When God became a man, He took a HUGE step down from where He was. He chose that humiliation because of His great love for us and because it was the only way to give us eternal life and bring us out of the darkness in which we were born. A darkness which was our total lack of relationship with Him, and our total helplessness to do anything about. It was the biggest problem any of us would ever face, and one God solved without any work on our part.
How ironic, then, that at this time of year, during the holidays that are devoted to recalling this great sacrifice on His part, this work of His on our behalf, is when we get most frantic about doing things. We go into overdrive -- gotta get this done, gotta get that done, gotta go here, do this, send that... In fact, on top of all our regular activities we add more -- holiday preparations, parties, activities, shopping, decorating, etc. At least, that's what I realized I had done today, even as I wondered why I didn't seem to have enough time for it all!

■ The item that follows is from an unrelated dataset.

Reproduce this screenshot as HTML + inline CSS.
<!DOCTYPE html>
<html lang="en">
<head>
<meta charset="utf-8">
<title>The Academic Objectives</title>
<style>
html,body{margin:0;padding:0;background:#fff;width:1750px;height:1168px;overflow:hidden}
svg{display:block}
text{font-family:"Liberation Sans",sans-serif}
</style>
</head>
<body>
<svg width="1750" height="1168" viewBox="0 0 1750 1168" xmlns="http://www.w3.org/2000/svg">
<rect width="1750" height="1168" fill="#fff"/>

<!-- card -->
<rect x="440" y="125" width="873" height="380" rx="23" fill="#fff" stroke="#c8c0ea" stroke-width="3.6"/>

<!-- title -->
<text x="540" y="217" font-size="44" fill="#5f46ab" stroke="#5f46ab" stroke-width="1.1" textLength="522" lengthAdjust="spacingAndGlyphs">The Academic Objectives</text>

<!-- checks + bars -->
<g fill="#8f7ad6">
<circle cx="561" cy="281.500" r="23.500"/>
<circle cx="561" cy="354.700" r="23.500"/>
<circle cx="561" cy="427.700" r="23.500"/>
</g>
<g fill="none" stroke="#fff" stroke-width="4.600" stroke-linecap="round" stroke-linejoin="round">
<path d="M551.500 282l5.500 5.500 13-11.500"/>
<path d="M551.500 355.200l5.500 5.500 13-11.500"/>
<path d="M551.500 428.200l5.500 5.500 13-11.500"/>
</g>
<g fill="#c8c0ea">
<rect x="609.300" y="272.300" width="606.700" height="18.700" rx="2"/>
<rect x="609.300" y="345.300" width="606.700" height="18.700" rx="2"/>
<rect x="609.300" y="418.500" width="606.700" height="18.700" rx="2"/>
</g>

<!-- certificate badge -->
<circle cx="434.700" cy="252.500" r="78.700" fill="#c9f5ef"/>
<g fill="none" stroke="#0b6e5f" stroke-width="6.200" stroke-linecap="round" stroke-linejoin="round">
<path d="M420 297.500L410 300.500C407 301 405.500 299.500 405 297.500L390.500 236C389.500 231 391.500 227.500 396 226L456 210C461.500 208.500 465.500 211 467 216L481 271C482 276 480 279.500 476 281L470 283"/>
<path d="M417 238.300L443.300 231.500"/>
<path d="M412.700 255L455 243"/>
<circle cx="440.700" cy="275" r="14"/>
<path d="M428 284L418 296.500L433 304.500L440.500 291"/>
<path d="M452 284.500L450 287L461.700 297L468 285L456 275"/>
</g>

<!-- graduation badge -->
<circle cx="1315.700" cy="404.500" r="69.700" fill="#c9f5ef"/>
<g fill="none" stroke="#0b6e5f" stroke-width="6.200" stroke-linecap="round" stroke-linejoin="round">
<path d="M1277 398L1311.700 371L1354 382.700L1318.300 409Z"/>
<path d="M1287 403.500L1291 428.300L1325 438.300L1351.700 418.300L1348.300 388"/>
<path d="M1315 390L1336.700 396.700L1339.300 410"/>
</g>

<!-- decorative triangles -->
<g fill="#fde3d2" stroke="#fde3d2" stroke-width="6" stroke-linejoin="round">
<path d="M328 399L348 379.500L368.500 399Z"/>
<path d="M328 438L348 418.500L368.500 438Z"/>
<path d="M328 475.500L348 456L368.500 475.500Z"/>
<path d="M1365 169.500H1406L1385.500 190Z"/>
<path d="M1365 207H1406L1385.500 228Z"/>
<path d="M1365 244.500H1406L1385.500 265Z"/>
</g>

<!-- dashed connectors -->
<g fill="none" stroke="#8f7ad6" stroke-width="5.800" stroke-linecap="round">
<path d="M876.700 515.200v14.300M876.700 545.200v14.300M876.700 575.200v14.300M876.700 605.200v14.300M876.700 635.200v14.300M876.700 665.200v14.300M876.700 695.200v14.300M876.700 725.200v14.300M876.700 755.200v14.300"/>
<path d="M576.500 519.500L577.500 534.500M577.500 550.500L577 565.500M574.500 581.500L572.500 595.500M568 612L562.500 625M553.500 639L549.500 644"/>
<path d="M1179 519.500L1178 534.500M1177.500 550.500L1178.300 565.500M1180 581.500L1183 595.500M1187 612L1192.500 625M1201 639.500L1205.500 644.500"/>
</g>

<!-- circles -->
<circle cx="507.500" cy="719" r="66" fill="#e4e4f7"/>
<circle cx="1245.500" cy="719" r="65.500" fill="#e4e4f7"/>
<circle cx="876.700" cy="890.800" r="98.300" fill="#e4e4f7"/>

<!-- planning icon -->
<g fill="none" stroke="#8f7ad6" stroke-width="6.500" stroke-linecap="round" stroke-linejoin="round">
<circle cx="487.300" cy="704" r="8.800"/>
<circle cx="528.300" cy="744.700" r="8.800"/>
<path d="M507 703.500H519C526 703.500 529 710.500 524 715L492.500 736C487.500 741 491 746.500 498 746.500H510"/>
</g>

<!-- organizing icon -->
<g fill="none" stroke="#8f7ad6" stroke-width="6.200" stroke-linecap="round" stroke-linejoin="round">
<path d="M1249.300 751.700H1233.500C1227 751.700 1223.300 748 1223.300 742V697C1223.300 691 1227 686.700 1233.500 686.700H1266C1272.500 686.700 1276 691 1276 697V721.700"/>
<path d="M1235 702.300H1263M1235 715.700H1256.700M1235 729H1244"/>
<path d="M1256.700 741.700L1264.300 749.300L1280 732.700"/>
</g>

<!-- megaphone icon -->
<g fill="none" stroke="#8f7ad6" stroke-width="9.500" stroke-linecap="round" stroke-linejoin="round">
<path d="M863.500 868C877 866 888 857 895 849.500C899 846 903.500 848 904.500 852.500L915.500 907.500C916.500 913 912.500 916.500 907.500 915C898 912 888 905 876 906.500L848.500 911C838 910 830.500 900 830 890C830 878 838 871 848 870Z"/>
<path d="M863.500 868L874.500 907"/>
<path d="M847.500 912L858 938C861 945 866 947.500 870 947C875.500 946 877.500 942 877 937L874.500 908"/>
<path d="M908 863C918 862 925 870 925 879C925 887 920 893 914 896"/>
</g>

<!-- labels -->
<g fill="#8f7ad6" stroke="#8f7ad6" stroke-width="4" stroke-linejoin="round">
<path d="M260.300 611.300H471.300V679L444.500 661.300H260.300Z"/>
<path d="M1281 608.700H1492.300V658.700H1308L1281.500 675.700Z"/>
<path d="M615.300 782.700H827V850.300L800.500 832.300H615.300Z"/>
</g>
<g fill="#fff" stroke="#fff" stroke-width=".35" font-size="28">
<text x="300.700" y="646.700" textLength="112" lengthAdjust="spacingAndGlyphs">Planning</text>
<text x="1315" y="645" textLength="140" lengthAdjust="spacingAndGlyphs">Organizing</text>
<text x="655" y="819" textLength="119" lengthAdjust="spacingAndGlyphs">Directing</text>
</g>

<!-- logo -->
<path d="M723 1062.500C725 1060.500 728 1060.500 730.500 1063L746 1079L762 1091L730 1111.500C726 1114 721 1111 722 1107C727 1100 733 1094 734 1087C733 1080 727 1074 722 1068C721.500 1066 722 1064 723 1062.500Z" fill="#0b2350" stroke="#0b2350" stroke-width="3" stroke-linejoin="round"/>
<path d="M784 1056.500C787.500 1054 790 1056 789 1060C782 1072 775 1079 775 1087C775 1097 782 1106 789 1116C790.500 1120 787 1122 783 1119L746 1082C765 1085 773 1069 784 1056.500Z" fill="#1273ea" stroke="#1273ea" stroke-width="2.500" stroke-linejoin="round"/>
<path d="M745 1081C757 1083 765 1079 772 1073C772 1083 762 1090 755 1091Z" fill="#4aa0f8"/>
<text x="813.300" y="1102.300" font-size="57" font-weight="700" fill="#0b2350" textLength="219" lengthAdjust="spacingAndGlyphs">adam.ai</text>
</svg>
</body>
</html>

A holiday, though, is a Holy Day. A day set apart from the others as special -- to relax, to remember or to consider and honor something or someone. If anything we should stop doing at least some of our regular things so we can concentrate not just on preparing for the "holiday," but also on the reason. And of course, the reason for the Christmas season is the Lord. More than any other, this holiday should not be spent out of fellowship with Him as we enslave ourselves to the details of life.
Yet this special "set apart" time seems anything but set apart. We leap into frantic mode, buzzing from one task or activity to the next with hardly a breath between before falling into bed at night. Oh, and let's not leave out the tension, stress and frenzy of lashing ourselves as we try to get all this stuff done and inevitably fail.

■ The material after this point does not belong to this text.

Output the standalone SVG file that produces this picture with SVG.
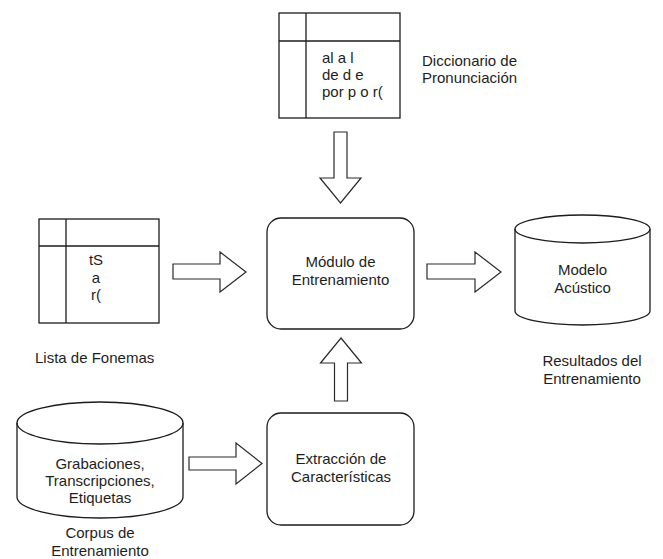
<svg xmlns="http://www.w3.org/2000/svg" width="663" height="559" viewBox="0 0 663 559">
  <style>
    .shape { fill: #ffffff; stroke: #1c1c1c; stroke-width: 1.3; }
    .line { fill: none; stroke: #1c1c1c; stroke-width: 1.3; }
    .arrow { fill: #ffffff; stroke: #2a2a2a; stroke-width: 1.2; stroke-linejoin: miter; }
    text { font-family: "Liberation Sans", Arial, Helvetica, sans-serif; font-size: 15px; fill: #1e1e1e; }
    .c { text-anchor: middle; }
  </style>
  <rect width="663" height="559" fill="#ffffff"/>

  <!-- Pronunciation dictionary table -->
  <g id="diccionario">
    <rect class="shape" x="279" y="13" width="121" height="105"/>
    <line class="line" x1="306" y1="13" x2="306" y2="118"/>
    <line class="line" x1="279" y1="41" x2="400" y2="41"/>
    <text x="322" y="63">al a l</text>
    <text x="322" y="80">de d e</text>
    <text x="322" y="97">por p o r(</text>
  </g>
  <g id="diccionario-label">
    <text x="422" y="66">Diccionario de</text>
    <text x="422" y="83">Pronunciación</text>
  </g>

  <!-- Phoneme list table -->
  <g id="fonemas">
    <rect class="shape" x="39" y="219" width="120" height="104"/>
    <line class="line" x1="66" y1="219" x2="66" y2="323"/>
    <line class="line" x1="39" y1="246" x2="159" y2="246"/>
    <text class="c" x="96" y="265">tS</text>
    <text class="c" x="96" y="283">a</text>
    <text class="c" x="96" y="300">r(</text>
  </g>
  <g id="fonemas-label">
    <text x="35" y="363">Lista de Fonemas</text>
  </g>

  <!-- Training module -->
  <g id="modulo">
    <rect class="shape" x="267" y="218" width="147" height="111" rx="14" ry="14"/>
    <text class="c" x="340.5" y="267">Módulo de</text>
    <text class="c" x="340.5" y="285">Entrenamiento</text>
  </g>

  <!-- Acoustic model store -->
  <g id="modelo">
    <path class="shape" d="M515,229 a67.5,14 0 0,1 135,0 v82 a67.5,14 0 0,1 -135,0 z"/>
    <path class="line" d="M515,229 a67.5,14 0 0,0 135,0"/>
    <text class="c" x="582.5" y="275">Modelo</text>
    <text class="c" x="582.5" y="293">Acústico</text>
  </g>
  <g id="modelo-label">
    <text class="c" x="592" y="366">Resultados del</text>
    <text class="c" x="592" y="384">Entrenamiento</text>
  </g>

  <!-- Training corpus store -->
  <g id="corpus">
    <path class="shape" d="M17,423 a83,21 0 0,1 166,0 v74 a83,21 0 0,1 -166,0 z"/>
    <path class="line" d="M17,423 a83,21 0 0,0 166,0"/>
    <text class="c" x="100" y="469">Grabaciones,</text>
    <text class="c" x="100" y="486">Transcripciones,</text>
    <text class="c" x="100" y="503">Etiquetas</text>
  </g>
  <g id="corpus-label">
    <text class="c" x="100" y="538">Corpus de</text>
    <text class="c" x="100" y="556">Entrenamiento</text>
  </g>

  <!-- Feature extraction -->
  <g id="extraccion">
    <rect class="shape" x="267" y="413" width="147" height="112" rx="14" ry="14"/>
    <text class="c" x="341" y="464">Extracción de</text>
    <text class="c" x="341" y="482">Características</text>
  </g>

  <!-- Block arrows between stages -->
  <g id="connectors">
    <polygon class="arrow" points="334,132 347,132 347,178 361,178 340.5,203 320,178 334,178"/>
    <polygon class="arrow" points="173,264 220,264 220,252 246,272 220,292 220,279 173,279"/>
    <polygon class="arrow" points="427,264 475,264 475,252 501,272 475,292 475,279 427,279"/>
    <polygon class="arrow" points="341,338 361.5,363 347.5,363 347.5,401 334.5,401 334.5,363 320.5,363"/>
    <polygon class="arrow" points="189,457 236,457 236,443 262,463.5 236,484 236,470 189,470"/>
  </g>
</svg>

This is not God's plan for us. Yet, it's become a confusing time. Routine is altered and compressed. Things don't happen according to plan. The weather intervenes. Needed items break at the most inopportune time. Worst of all, priorities get muddled. What is it that is really the most important thing to get done today?
I decided today that I didn't want my season to be one of frenzy, but of peace, quietness, and focus on the Lord. There's always time to do the Will of God, I just needed to know what that was. So midmorning, when nothing was going as I had planned -- starting with when I overslept by an hour -- I switched over to "step by step consultation mode." I recalled my basic priorities (Bible class, morning routine, exercise, sleep) and purposed to take things one day at a time, to make it a habit to go to the Lord when I got confused and ask Him what I should do next.
As a result, I got quite a bit done today, some of it what I'd planned, some not. But I maintained the peace and quietness of staying in fellowship, and that's really the only thing that matters.